There is a form of healing and counseling that is effective for bringing healing and balance to our life, via our root chakra. Yet, despite the success of healing related to intimacy and sexuality, it is still frowned upon by so-called open-minded healers and therapists.
In view of the controversy and edginess of such subjects, there are several boundaries and precautions that must be observed in order to distinguish true sexual healing (via sexual therapy) from unhealthy sexual experiences. Although many who seek to give or receive healing related to sexual issues might feel inclined to jump straight into learning sacred sexuality, it’s always best to look at one’s personal issues around sexuality first.
The Three Phases of Sexual Therapy
In most cases, there are three phases of sexual therapy and they should progress in this order:
- Contact (hands-on) Therapy
- Sacred Sexuality.
The Counseling Level
Beginning with the counseling level of healing is important as it helps us build a healthy and safe foundation for healing, as well as helping us to gather information about our internal and external sexual history—positive and negative.
The Contact Level
This can include physical bodywork, sensual massage, and even exercises in arousal. This level is a natural progression from the counseling level and allows us to work at a deeper level—literally into the tissue of the body—wherein we might find cellular memory of issues and traumas.
The Sacred Sexuality Level
This is, of course, the most controversial level because it is mistakenly assumed (by both healers and clients) that the act of sex, in itself, can be healing. But it’s never the act! It’s the intention and the love that is shared. In other words, sex cannot heal, but love can. The sexual level can be healing, but if we progress through the first two levels properly, the third level might never be needed (at least not from a friend or healer). And when sexual healing takes place, it must always be done slowly and within the spirit of loving respect, safety, and the desire to feel a Divine Presence.
Sexual Healing Is Not as Rare as We Might Imagine
In a sense, each of us is offering a subtle form of sexual therapy whenever we help others feel beautiful (yet not objectified). Complimenting and encouraging someone’s beauty or value fits the general definition of sexual therapy because such positive feedback helps them to awaken their desire to “feel alive” and/or awaken their sensual self. Such “random acts of kindness” bring miracles to the recipient—healing them at a level that most people fail to navigate.
Some Goals and Benefits of Sexual Therapy Include
- Releasing trauma
- Restoring the body’s normal functions
- Releasing unhealthy inhibitions
- Releasing shame
- Allowing a greater sense of self-esteem and personal beauty
Who Is It That Does Sexual Therapy?
There are counselors who specialize in this field, as well as individuals who have studied the arts of sacred sexuality. The latter group are often wonderfully effective, but having a background in the psychology of trauma is highly recommended.
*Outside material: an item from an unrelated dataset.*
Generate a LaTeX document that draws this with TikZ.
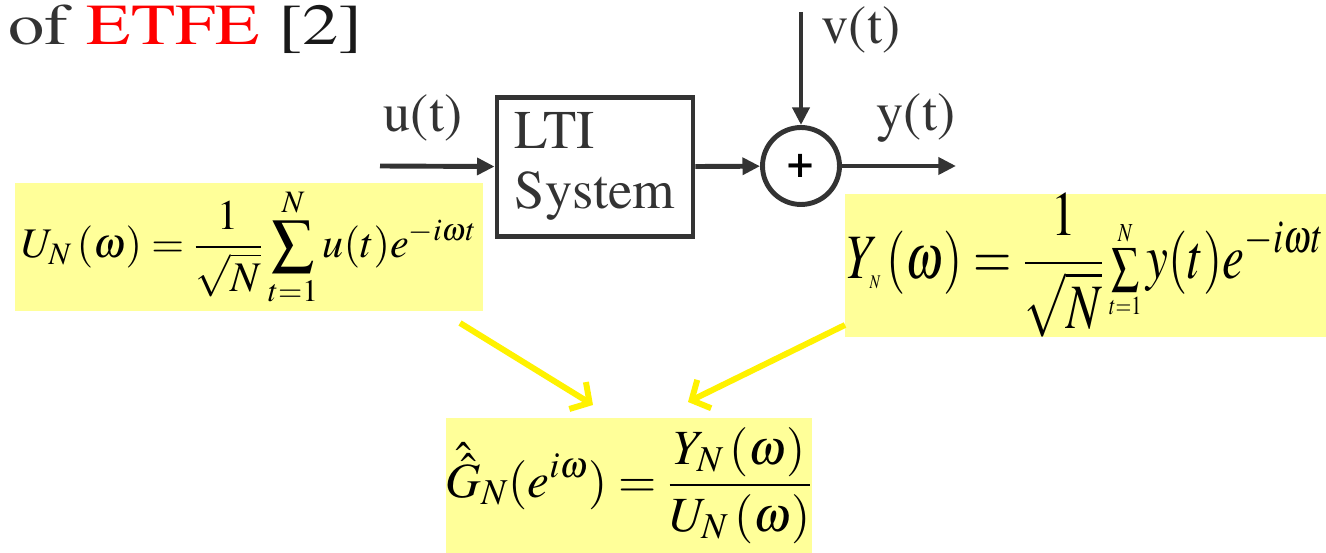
\documentclass[tikz,border=0pt]{standalone}
\usepackage[T1]{fontenc}
\usepackage{mathptmx}
\usetikzlibrary{arrows.meta}

\definecolor{note}{RGB}{255,255,153}
\definecolor{darkline}{RGB}{51,51,51}
\definecolor{etfered}{RGB}{255,0,0}

\begin{document}
\begin{tikzpicture}[x=0.02cm,y=-0.02cm,
    sig/.style={line width=2.8pt, draw=darkline, -{Triangle[length=10pt,width=9.5pt]}},
    yarrow/.style={line width=3.4pt, draw=yellow, -{Straight Barb[length=8pt,width=18pt]}},
    lbl/.style={font=\fontsize{31}{33}\selectfont, text=darkline, inner sep=0pt},
    eqbox/.style={fill=note, inner sep=0pt}]
    \useasboundingbox (0,0) rectangle (1326,553);

    % title
    \node[anchor=base west, inner sep=0pt, font=\fontsize{33}{35}\selectfont] (title) at (8,45)
        {\scalebox{1.25}[1]{\textcolor{darkline}{of} \textcolor{etfered}{ETFE} \textcolor{black!90}{[2]}}};

    % block diagram
    \node[draw=darkline, line width=2.8pt, minimum width=3.92cm, minimum height=2.78cm,
          align=left, font=\fontsize{31}{34}\selectfont, text=darkline] (sys) at (595,167) {LTI\\System};
    \node[draw=darkline, line width=2.8pt, circle, minimum size=1.54cm, inner sep=0pt,
          font=\fontsize{26}{26}\selectfont] (sum) at (801,166) {\textbf{+}};
    \coordinate (uin) at (380,166);
    \coordinate (vin) at (801,12);
    \coordinate (yout) at (956,166);
    \draw[sig] (uin) -- (sys);
    \draw[sig] (sys) -- (sum);
    \draw[sig] (vin) -- (sum);
    \draw[sig] (sum) -- (yout);
    \node[lbl] (ulbl) at (423,118) {u(t)};
    \node[lbl] (vlbl) at (861,30) {v(t)};
    \node[lbl] (ylbl) at (916,118) {y(t)};

    % formulas
    \node[eqbox, minimum width=9.36cm, minimum height=2.56cm, font=\fontsize{24}{26}\selectfont] (uform) at (249,247)
        {$\displaystyle U_{N}\,(\omega)=\frac{1}{\sqrt{N}}\sum_{t=1}^{N}u(t)e^{-i\omega t}$};
    \node[eqbox, minimum width=9.62cm, minimum height=2.7cm, font=\fontsize{36}{38}\selectfont] (yform) at (1085.5,265.5)
        {\scalebox{0.78}[1]{$\displaystyle Y_{\mbox{\fontsize{11}{11}\selectfont$N$}}\,(\omega)=\frac{1}{\sqrt{N}}\,
         \mbox{\fontsize{20}{20}\selectfont$\displaystyle\sum_{t=1}^{N}$}\,y(t)e^{-i\omega t}$}};
    \node[eqbox, minimum width=7.16cm, minimum height=2.7cm, font=\fontsize{28}{30}\selectfont] (gform) at (629,485.5)
        {$\displaystyle \hat{\hat{G}}_{N}(e^{i\omega})=\frac{Y_{N}\,(\omega)}{U_{N}\,(\omega)}$};

    \coordinate (ustart) at (460,323);
    \coordinate (ystart) at (845,325);
    \coordinate (gtipl) at (593,405);
    \coordinate (gtipr) at (688,402);
    \draw[yarrow] (ustart) -- (gtipl);
    \draw[yarrow] (ystart) -- (gtipr);
\end{tikzpicture}
\end{document}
If you have a partner, they too can learn some of the many exercises that awakens healing.
Seeing a Therapist for Sexual Healing Work
There are some potential hazards and pitfalls for having a therapist do the work. If things go well, the therapist often becomes the object of transference, which means that the client believes that their new-found awakening is attached to the healer.
Having a Friend or Partner Do the Work
Having a friend or partner do the healing work can also have some potential pitfalls. For example, if deep wounds are awakened, the recipient of sexual healing might project some of their hurt and rage onto that person, which of course could take a serious toll on the relationship.
Pitfalls and Rewards of Sexual Healing
Although there are precautions we can take to avoid the pitfalls of sexual therapy, with such a taboo subject that embodies so many deep issues, there are no guarantees.
Whenever we find the courage to walk through the gauntlet of sexual healing, the rewards are countless and far-reaching. The pace of the healing varies from person to person, but the ultimate goal is to experience Divine Union with God, our inner self, our body, and with others—including a partner.
Sexual healing can mean the release of shame, guilt, tension, and pain, as well as the awakening of unconditional love and self-worth—physically, emotionally, and spiritually. As we heal these issues for ourselves, we also bring the healing to everyone else.